I always admired the uncomplicated devotion of Muslims fasting for Ramadan. No small part of me has been inclined also to fast for Ramadan, but that also seems so misappropriated and culturally arrogant. "Okay, let me just play with this one aspect of your faith and when I'm done I'll put it down and go back to drinking martinis. Thanks, this was fun." I have been fasting on Mondays since the new year, and have fasted in other ways, by choice, either with the intention of cleansing on a physical level (which always has the wonderful benefit of emotional and spiritual cleansing - it's really true that once you free the body of its heaviness and its trials processing quantities of food not to mention anything artificial or intoxicating that 'the nearness' arises quite naturally... see tangent below*) but never for a month. Never with a greater spiritual intention.

So why not reclaim this time that is a part of my heritage, whether I have left the dogma behind or not. I just remember 'giving up' dumb shit like candy or... I don't even remember what else. And I was always in a sour mood on Good Friday when my mother made us "reflect" with no TV on a day that we had no school! What a bunch of BS. So Jesus died. Going to church on Good Friday and walking the stations of the cross, witnessing these elaborate full-color sculptures in relief of white Jesus and white Mary and the bad people who crucified him, none of it sunk in (surprise). I was so dissociated from the idea that Jesus may have been a real person, that he may have been a great prophet and one of the embodiments of true compassion.
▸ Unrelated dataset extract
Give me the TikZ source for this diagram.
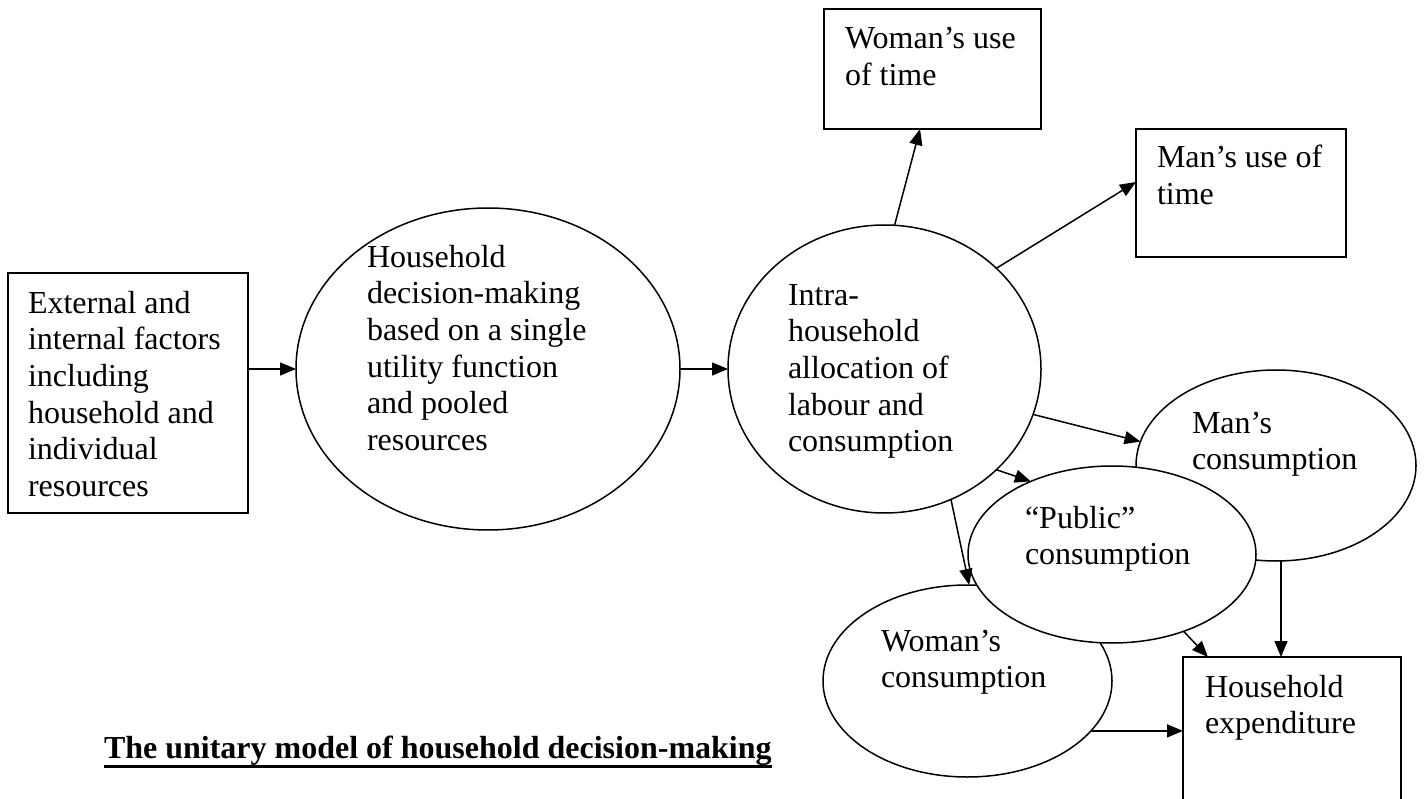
\documentclass[tikz,border=0pt]{standalone}
\usepackage{fontspec}
\setmainfont{Liberation Serif}
\usetikzlibrary{shapes.geometric,arrows.meta}
\newcommand{\fl}{\rule{0pt}{25pt}}
\begin{document}
\begin{tikzpicture}[x=1pt,y=-1pt,
  every node/.style={inner sep=0pt, outer sep=0pt},
  shp/.style={draw, line width=1.5pt, fill=white},
  boxs/.style={shp, rectangle, anchor=north west},
  ell/.style={shp, ellipse},
  txt/.style={anchor=north west, align=left, font=\fontsize{32pt}{36.7pt}\selectfont},
  arr/.style={line width=1.5pt, -{Triangle[length=16pt,width=13pt]}}]
\useasboundingbox (0,0) rectangle (1424,799);
\fill[white] (0,0) rectangle (1424,799);
\clip (0,0) rectangle (1424,799);

% shapes
\node[boxs, minimum width=240pt, minimum height=240pt] (lb) at (8,273) {};
\node[ell, minimum width=384pt, minimum height=322pt] (c1) at (488,369) {};
\node[ell, minimum width=313pt, minimum height=288pt] (c2) at (884.5,369) {};
\node[boxs, minimum width=217pt, minimum height=120pt] (wut) at (824,9) {};
\node[boxs, minimum width=210pt, minimum height=128pt] (mut) at (1136,129) {};
\node[ell, minimum width=280pt, minimum height=191pt] (mc) at (1276,465.5) {};
\node[ell, minimum width=289pt, minimum height=192pt] (wc) at (967.5,681) {};
\node[ell, minimum width=288pt, minimum height=177pt] (pc) at (1112,554.5) {};
\node[boxs, minimum width=218pt, minimum height=170pt] (he) at (1183,657) {};

% texts
\node[txt] (tlb) at (28,288) {\fl External and\\internal factors\\including\\household and\\individual\\resources};
\node[txt] (tc1) at (367,242) {\fl Household\\decision-making\\based on a single\\utility function\\and pooled\\resources};
\node[txt] (tc2) at (788,280) {\fl Intra-\\household\\allocation of\\labour and\\consumption};
\node[txt] (twut) at (845,24) {\fl Woman’s use\\of time};
\node[txt] (tmut) at (1157,143) {\fl Man’s use of\\time};
\node[txt] (tmc) at (1192,408) {\fl Man’s\\consumption};
\node[txt] (tpc) at (1025,503) {\fl “Public”\\consumption};
\node[txt] (twc) at (881,626) {\fl Woman’s\\consumption};
\node[txt] (the) at (1205,672) {\fl Household\\expenditure};

% title
\node[anchor=base west, font=\fontsize{32pt}{36pt}\selectfont\bfseries] (title) at (104,758)
  {The unitary model of household decision-making};
\draw[line width=3pt] ([yshift=-8pt]title.base west) -- ([yshift=-8pt]title.base east);

% connectors
\draw[arr] (lb.east |- c1.west) -- (c1.west);
\draw[arr] (c1.east) -- (c2.west);
\draw[arr] (c2.86) -- ([xshift=-12.5pt]wut.south);
\draw[arr] (c2.42) -- ([yshift=11pt]mut.west);
\draw[arr] (c2.-17) -- (mc.170);
\draw[arr] (c2.-42) -- (pc.138);
\draw[arr] (c2.-63) -- (wc.89);
\draw[arr] ([xshift=5pt]mc.south) -- ([xshift=5pt]mc.south |- he.north);
\draw[arr] (pc.-47.5) -- ([xshift=25pt]he.north west);
\draw[arr] (wc.-22) -- (wc.-22 -| he.west);
\end{tikzpicture}
\end{document}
Church was a place to go and check out my friends and stare at the ceiling, imagining climbing the columns and swinging from pole to pole on the lanterns that hung from way up there, conceiving of whether I could get around the circumference of the church without plummeting to my death. And pondering the koan of just how do they change those lightbulbs in that funny gold star-shaped lamp thing allllll the way above the altar, like 100 feet in the air. I still don't know if that light turns on (there are bulbs!) or who has the power of levitation to change them.

So all of this is to say that I'm going to try my hand at fasting for Lent. My own modified version, with much in the way of intention and forgiveness and little in the way of guilt or punishment for not adhering to it to the letter. Liquids during the day, one meal after sundown. No alcohol, no meat. Not quite as ascetic as allowing nothing to pass the lips during daylight, but it's mine and I like it. I'm reading about the fact that Sundays are free days (feast days) and that fasting is suspended on these days. Considering the fact that most Sundays I am at my parents' house for dinner, this is appealing. But that's not really what it's about is it? It's not about finding loopholes or ways to get a pass. It's about mindfulness and presence and intention and remembering those who don't have a choice but to fast, both now and in the past.

*Tangent: When I was first, first pregnant and didn't know it, I had come home from July 4th weekend with my extended family feeling hungover, strange, very irrationally (or so I thought) angry at having to come back into the city and stale air from the Vermont countryside, and just off in general. I decided to complete a 7-day cleanse that began with two days of fasting. No problem. On the second day, everything in me lightened up. Strange questions began to arise in my mind about dharma and the extent to which we're meant to accept our path or whether we should be agents of change within it. I called Karim to tell him I needed to speak with his mother, who was at the time a newly-ordained Interfaith Minister. That night before bed as Ayano and I were close under the flickering candlelight and the entire world seemed to be dropping away, I remember very clearly saying "I feel really close to God right now." Which, for those of you who know me well, know that this is something I'd never utter. And as we lay there I looked at him and saw someone else's face on his body. Someone with thin blue lines intersecting in patterns all over his head, kind of like moko in the negative. I literally squeezed my eyes shut and shook my head, as if I was a cartoon character. The image remained, lived, breathed in front of me. I wasn't afraid at all. I don't know if this was the spirit of Selah's ancestral father or perhaps the spirit of Selah herself but he was there. And easily appeared after just two days with no food. Again, my friends who know me as pragmatic and frank, I am not messing with you. I can summon the moment in my mind clear as day.

Here I go, off on not so much of a spiritual quest but a realization of intention and a consummation of years (now, literally) of being physically occupied by and beholden to another being to provide her nourishment. My body is back to being my own (as much as it ever is/was), and now I am setting about healing from this process of generating, germinating, and giving forth life of another person. Clearing the way for the next great adventure.